Como foi evidenciado acima, existe um limite para a tão debatida
liberdade de expressão. Alguns seres, com interesses exclusos, têm usado essa
liberdade para justificar atos em defesa do fechamento do Congresso Nacional e
do STF. O fechamento desses poderes constitui transformar o Brasil em uma
Venezuela, coisa que esses mesmos seres temiam. O fechamento desses poderes
leva o Brasil a um sistema autoritário, constituindo-se crimes tipificados na
Constituição Cidadã na Lei de Segurança Nacional e na Lei de Responsabilidade.
No último domingo (03/05) assistimos mais das manifestações contra o
Congresso Nacional e o STF. Está se tornando corriqueiro e de fácil previsão os
acontecimentos políticos durante os finais de semana: aparição do presidente em
meio a uma manifestação antidemocrática, seguida de milhares de manifestações de
repúdio proferidas por autoridades e instituições. Na segunda, o “animador de cercadinho”

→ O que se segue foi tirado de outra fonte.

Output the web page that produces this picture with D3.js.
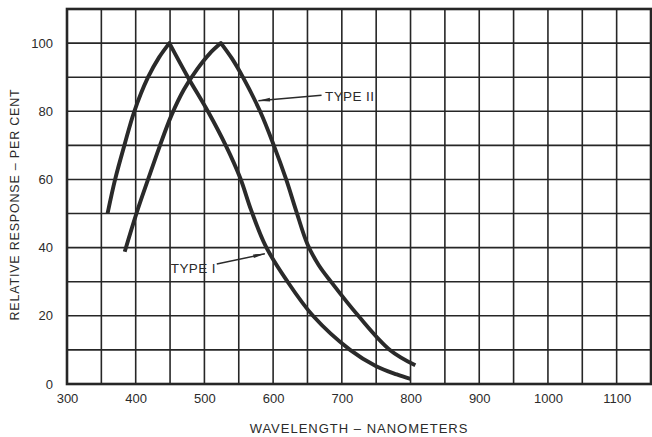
<!DOCTYPE html>
<html>
<head>
<meta charset="utf-8">
<script src="https://cdn.jsdelivr.net/npm/d3@7"></script>
<style>
  body { margin: 0; background: #fff; }
  svg { display: block; }
  text { font-family: "Liberation Sans", Arial, Helvetica, sans-serif; fill: #2b2b2b; }
</style>
</head>
<body>
<svg id="chart" width="652" height="437"></svg>
<script>
// ---- data ----
const xTicks = [300, 400, 500, 600, 700, 800, 900, 1000, 1100];
const yTicks = [0, 20, 40, 60, 80, 100];
const typeI_nm  = [359, 370, 383.5, 398, 418, 434, 449, 476, 505, 531, 552, 568, 589, 620, 658, 712, 750, 780, 800];
const typeI_val = [50,  60,  70,    80,  90,  95.8, 100, 90,  80,  70,  60.5, 51, 40.5, 30.3, 20, 10, 5.2, 2.8, 1.5];
const typeII_nm  = [384, 401, 418, 435, 452, 470, 490, 508, 524, 540, 556, 581, 601, 619, 634, 650, 666, 685, 724, 770, 807];
const typeII_val = [38.8, 50, 60,  69.8, 78.8, 86.3, 92.5, 97, 100, 95.5, 90, 80, 70, 60, 50.5, 41, 35, 29.8, 20, 10, 5.5];
const seriesLabels = ["TYPE I", "TYPE II"];

// ---- layout ----
const svg = d3.select("#chart");
const m = { left: 67, right: 651, top: 9, bottom: 384 };
const x = d3.scaleLinear().domain([300, 1150]).range([m.left, m.right]);
const y = d3.scaleLinear().domain([0, 110]).range([m.bottom, m.top]);
const ink = "#262626";

// grid
const g = svg.append("g");
g.selectAll("line.v").data(d3.range(350, 1150, 50)).enter().append("line")
  .attr("x1", d => x(d)).attr("x2", d => x(d)).attr("y1", y(0)).attr("y2", y(110))
  .attr("stroke", ink).attr("stroke-width", 1.6);
g.selectAll("line.h").data(d3.range(10, 110, 10)).enter().append("line")
  .attr("y1", d => y(d)).attr("y2", d => y(d)).attr("x1", x(300)).attr("x2", x(1150))
  .attr("stroke", ink).attr("stroke-width", 1.6);
g.append("rect").attr("x", x(300)).attr("y", y(110))
  .attr("width", x(1150) - x(300)).attr("height", y(0) - y(110))
  .attr("fill", "none").attr("stroke", ink).attr("stroke-width", 2.6);

// axes (labels only)
const xAxis = d3.axisBottom(x).tickValues(xTicks).tickFormat(d3.format("d")).tickSize(0).tickPadding(10);
const xa = svg.append("g").attr("transform", `translate(0,${y(0)})`).call(xAxis);
const yAxis = d3.axisLeft(y).tickValues(yTicks).tickFormat(d3.format("d")).tickSize(0).tickPadding(14);
const ya = svg.append("g").attr("transform", `translate(${x(300)},0)`).call(yAxis);
[xa, ya].forEach(a => {
  a.select(".domain").remove();
  a.selectAll("text").style("font-size", "13px").attr("fill", "#2b2b2b")
    .style("font-family", '"Liberation Sans", Arial, sans-serif');
});

// titles
svg.append("text").attr("x", (m.left + m.right) / 2).attr("y", 433)
  .attr("text-anchor", "middle").style("font-size", "13px").style("letter-spacing", "1px")
  .text("WAVELENGTH – NANOMETERS");
svg.append("text").attr("transform", `translate(19,${(m.top + m.bottom) / 2 + 8}) rotate(-90)`)
  .attr("text-anchor", "middle").style("font-size", "12.5px").style("letter-spacing", "0.8px")
  .text("RELATIVE RESPONSE – PER CENT");

// curves: each drawn as a rising and a falling smooth branch joined at the peak
const line = d3.line().x(d => x(d[0])).y(d => y(d[1])).curve(d3.curveCatmullRom.alpha(0.5));
function curvePath(nm, val) {
  const pts = nm.map((d, i) => [d, val[i]]);
  const pk = d3.maxIndex(val);
  const up = pts.slice(0, pk + 1), down = pts.slice(pk);
  return line(up) + line(down).replace(/^M/, "L");
}
[[typeI_nm, typeI_val], [typeII_nm, typeII_val]].forEach(([a, b]) => {
  svg.append("path").attr("d", curvePath(a, b)).attr("fill", "none")
    .attr("stroke", "#2a2a2a").attr("stroke-width", 3.9)
    .attr("stroke-linejoin", "round").attr("stroke-linecap", "butt");
});

// annotations
const defs = svg.append("defs");
defs.append("marker").attr("id", "ah").attr("viewBox", "0 0 14 6")
  .attr("refX", 14).attr("refY", 3).attr("markerWidth", 14).attr("markerHeight", 5)
  .attr("markerUnits", "userSpaceOnUse").attr("orient", "auto")
  .append("path").attr("d", "M0,0.8 L14,3 L0,5.2 Z").attr("fill", "#2a2a2a");

// TYPE II label & arrow
svg.append("text").attr("x", x(675.5)).attr("y", y(83.0)).style("font-size", "13.5px")
  .style("letter-spacing", "0.4px").text(seriesLabels[1]);
svg.append("line").attr("x1", x(670.5)).attr("y1", y(84.7)).attr("x2", x(578.5)).attr("y2", y(83.1))
  .attr("stroke", "#2a2a2a").attr("stroke-width", 1.4).attr("marker-end", "url(#ah)");
// TYPE I label & arrow
svg.append("text").attr("x", x(451)).attr("y", y(32.7)).style("font-size", "13.5px")
  .style("letter-spacing", "0.4px").text(seriesLabels[0]);
svg.append("line").attr("x1", x(518)).attr("y1", y(35.2)).attr("x2", x(588)).attr("y2", y(38.2))
  .attr("stroke", "#2a2a2a").attr("stroke-width", 1.4).attr("marker-end", "url(#ah)");
</script>
</body>
</html>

se pronuncia negando todas as acusações e os veículos de comunicação repercutem
esses acontecimentos até o final de semana seguinte.
O grande problema desse último domingo é que a situação começa a se
agravar. Jornalistas foram agredidos de maneira covarde. Esses manifestantes já
haviam demonstrado o desejo de aterrorizar aqueles que se opõem às suas ideias.

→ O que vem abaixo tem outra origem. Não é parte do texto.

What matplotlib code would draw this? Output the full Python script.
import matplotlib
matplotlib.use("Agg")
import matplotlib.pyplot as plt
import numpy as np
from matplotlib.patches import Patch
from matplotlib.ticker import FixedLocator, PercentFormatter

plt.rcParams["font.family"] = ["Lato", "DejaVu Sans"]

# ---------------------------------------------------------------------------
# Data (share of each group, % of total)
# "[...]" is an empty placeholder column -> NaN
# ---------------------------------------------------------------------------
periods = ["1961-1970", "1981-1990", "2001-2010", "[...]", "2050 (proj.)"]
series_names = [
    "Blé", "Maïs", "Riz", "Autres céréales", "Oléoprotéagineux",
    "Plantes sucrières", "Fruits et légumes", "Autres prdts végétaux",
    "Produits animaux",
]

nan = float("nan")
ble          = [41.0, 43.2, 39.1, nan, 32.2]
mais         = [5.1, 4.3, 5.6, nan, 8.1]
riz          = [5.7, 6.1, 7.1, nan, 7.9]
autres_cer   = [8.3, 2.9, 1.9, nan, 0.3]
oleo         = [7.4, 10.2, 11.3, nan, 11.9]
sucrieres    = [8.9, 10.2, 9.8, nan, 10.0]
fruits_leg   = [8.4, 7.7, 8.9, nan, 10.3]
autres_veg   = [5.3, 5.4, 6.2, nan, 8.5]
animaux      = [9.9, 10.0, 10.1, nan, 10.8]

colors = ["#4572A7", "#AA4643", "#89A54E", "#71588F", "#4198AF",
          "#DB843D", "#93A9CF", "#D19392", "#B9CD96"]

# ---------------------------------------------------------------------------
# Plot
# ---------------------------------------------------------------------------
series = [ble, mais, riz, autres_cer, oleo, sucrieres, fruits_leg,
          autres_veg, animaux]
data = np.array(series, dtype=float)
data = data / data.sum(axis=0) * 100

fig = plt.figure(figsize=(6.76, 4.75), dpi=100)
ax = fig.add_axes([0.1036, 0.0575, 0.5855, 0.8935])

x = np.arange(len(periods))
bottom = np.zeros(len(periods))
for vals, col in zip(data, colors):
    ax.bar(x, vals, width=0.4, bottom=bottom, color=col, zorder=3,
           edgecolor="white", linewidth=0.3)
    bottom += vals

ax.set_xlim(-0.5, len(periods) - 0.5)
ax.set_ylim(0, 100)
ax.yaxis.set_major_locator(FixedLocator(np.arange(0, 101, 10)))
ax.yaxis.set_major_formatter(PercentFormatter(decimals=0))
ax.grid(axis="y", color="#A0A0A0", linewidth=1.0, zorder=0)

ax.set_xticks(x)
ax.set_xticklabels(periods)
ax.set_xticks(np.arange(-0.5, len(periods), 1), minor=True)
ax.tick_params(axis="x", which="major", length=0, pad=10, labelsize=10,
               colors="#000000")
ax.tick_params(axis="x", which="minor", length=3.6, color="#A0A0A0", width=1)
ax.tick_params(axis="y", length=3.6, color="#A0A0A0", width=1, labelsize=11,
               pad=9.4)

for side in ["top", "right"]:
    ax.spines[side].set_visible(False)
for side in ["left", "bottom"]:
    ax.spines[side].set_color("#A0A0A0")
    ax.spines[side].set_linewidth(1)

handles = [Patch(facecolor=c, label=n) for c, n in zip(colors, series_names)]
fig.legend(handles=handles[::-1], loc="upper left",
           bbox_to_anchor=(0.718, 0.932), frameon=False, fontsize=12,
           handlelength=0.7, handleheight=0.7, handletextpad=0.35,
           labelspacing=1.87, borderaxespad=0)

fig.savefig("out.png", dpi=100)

No sábado assistimos agressões a jornalistas na porta da Superintendência da
Polícia Federal em Curitiba e agressões a profissionais da saúde que se
manifestavam, de forma silenciosa, na Praça dos Três Poderes em Brasília (veja artigo anterior).
Soma-se a isso a participação do presidente, que de maneira clara
proferiu ameaças aos outros poderes da União, inclusive dizendo que as Forças
Armadas estavam ao seu lado. O presidente estava acompanhado de seu filho,
deputado federal, e ao lado deles observa-se as bandeiras dos EUA e Israel,
embora a manifestação, segundo eles, fosse de “patriotas”. Em meio à multidão,
o ministro com nome de marca de chuveiro dava entrevista enaltecendo a
manifestação claramente antidemocrática. O jornalista da revista Época, Guilherme Amado, publicou na sua rede social e em seu blog a manifestação do ministro (veja o vídeo).

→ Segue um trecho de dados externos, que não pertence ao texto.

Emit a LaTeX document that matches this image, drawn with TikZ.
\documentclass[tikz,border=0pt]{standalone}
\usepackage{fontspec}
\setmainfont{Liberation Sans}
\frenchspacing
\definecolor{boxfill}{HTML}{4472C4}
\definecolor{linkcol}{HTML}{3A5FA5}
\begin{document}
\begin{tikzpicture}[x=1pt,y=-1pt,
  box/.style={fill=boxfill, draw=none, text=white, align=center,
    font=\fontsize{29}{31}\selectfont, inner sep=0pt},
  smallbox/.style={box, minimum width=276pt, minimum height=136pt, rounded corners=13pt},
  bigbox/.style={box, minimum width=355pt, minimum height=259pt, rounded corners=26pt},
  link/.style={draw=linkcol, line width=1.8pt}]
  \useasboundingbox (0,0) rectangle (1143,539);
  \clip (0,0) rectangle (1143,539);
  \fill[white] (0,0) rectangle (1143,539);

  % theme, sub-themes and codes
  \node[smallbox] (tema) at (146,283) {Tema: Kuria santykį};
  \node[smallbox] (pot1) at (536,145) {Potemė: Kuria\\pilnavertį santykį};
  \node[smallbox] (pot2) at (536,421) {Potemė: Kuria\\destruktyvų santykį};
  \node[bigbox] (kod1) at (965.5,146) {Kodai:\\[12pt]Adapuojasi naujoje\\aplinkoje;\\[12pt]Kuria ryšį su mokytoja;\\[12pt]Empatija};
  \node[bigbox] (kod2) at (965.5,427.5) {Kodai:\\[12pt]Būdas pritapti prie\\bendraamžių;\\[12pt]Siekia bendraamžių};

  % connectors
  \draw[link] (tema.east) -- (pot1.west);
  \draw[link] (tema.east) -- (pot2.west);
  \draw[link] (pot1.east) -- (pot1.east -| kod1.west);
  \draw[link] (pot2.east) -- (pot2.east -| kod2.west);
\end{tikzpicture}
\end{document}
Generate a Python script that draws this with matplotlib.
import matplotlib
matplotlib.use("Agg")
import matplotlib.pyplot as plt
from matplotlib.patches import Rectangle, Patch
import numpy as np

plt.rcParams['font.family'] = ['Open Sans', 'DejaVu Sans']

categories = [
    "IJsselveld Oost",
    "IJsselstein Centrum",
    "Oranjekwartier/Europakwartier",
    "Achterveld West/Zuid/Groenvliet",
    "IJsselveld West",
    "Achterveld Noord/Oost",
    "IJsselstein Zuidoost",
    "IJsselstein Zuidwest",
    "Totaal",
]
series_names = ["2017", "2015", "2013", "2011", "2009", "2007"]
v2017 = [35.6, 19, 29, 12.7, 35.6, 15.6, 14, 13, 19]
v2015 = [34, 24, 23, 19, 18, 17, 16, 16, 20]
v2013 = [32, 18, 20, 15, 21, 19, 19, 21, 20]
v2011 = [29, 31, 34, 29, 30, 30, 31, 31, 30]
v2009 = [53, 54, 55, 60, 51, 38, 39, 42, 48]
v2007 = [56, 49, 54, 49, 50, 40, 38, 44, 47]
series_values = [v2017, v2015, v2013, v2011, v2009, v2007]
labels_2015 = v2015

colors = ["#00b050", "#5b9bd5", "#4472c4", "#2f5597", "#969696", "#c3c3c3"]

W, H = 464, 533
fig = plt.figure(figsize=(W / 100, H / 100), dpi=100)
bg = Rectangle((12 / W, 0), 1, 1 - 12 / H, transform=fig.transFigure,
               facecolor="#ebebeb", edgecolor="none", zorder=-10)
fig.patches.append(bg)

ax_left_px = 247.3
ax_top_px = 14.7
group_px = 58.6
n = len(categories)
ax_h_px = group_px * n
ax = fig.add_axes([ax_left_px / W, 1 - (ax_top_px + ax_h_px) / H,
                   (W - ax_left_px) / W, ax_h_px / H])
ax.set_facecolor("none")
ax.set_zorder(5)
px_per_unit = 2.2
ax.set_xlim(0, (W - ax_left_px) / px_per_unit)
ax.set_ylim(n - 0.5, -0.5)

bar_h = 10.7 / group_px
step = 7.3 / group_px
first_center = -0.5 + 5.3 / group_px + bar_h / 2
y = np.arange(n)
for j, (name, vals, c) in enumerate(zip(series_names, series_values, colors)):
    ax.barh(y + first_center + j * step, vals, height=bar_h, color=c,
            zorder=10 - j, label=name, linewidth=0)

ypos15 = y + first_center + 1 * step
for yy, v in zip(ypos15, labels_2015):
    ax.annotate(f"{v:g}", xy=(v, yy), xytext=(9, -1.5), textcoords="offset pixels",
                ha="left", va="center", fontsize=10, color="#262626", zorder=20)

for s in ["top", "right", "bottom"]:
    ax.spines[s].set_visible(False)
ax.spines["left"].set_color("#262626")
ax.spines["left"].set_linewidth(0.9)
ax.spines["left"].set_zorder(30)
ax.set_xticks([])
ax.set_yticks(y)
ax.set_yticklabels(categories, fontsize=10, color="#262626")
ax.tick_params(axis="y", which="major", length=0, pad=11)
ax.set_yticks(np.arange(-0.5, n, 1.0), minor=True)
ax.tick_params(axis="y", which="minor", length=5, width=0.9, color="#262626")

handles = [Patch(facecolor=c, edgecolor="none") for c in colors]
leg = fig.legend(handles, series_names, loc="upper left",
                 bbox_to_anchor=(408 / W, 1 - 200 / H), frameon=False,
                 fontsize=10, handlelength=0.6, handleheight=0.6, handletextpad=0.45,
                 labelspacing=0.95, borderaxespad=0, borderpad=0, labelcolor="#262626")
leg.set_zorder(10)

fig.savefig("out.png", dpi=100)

Essas manifestações precisam, rapidamente, de um freio. Elas são uma
ameaça, não só ao Estado Democrático de Direito, como também à saúde pública. O
Brasil vive o seu maior período democrático desde a Proclamação da República. É
inadmissível que deixemos esses 30 anos de redemocratização serem destruídos
pelo fanatismo ideológico. Não podemos deixar que a violência contra
instituições e pessoas sejam capazes de destruir tudo aquilo pelo que nossas
gerações lutaram por anos.
As justificativas desses manifestantes são estapafúrdias. A liberdade
de expressão acaba a partir do momento que os poderes fiscalizadores do
Executivo são fechados. A existência dos poderes Legislativo e Judiciário são
os pilares de qualquer democracia.
Importante também ressaltar que a democracia é a imposição da maioria,
e não dizimar a minoria. A democracia moderna surge em contraposição ao
poder absolutista dos reis, com base em três poderes independentes. Ela prevê
que as pessoas sejam livres e que possam se manifestar, mas sempre respeitando
a liberdade do outro. Com o aumento da população a democracia passou a ser tratada
com base no consenso da maioria, por ser mais eficaz. Contudo, eficaz não
significa justo. Logo, a partir do momento que as minorias começam a ser
eliminadas deixamos de ter justiça dentro da democracia.
Esses manifestantes consideram-se a maioria do povo brasileiro, embora
o número de manifestantes venha diminuído a cada dia. O uso da força física e da
ameaça através do uso da força física são inaceitáveis.
Acho que a sociedade de bem precisa dar uma resposta mais contundente
a esse movimento antidemocrático. A produção de declarações e notas de repúdio
não mais são suficientes e demostram completamente ineficaz. As milícias estão
saindo do mundo virtual e passando ao mundo real.
Chegou a hora de colocar um ponto final ou o Brasil irá experimentar
um caos social sem precedentes na sua história.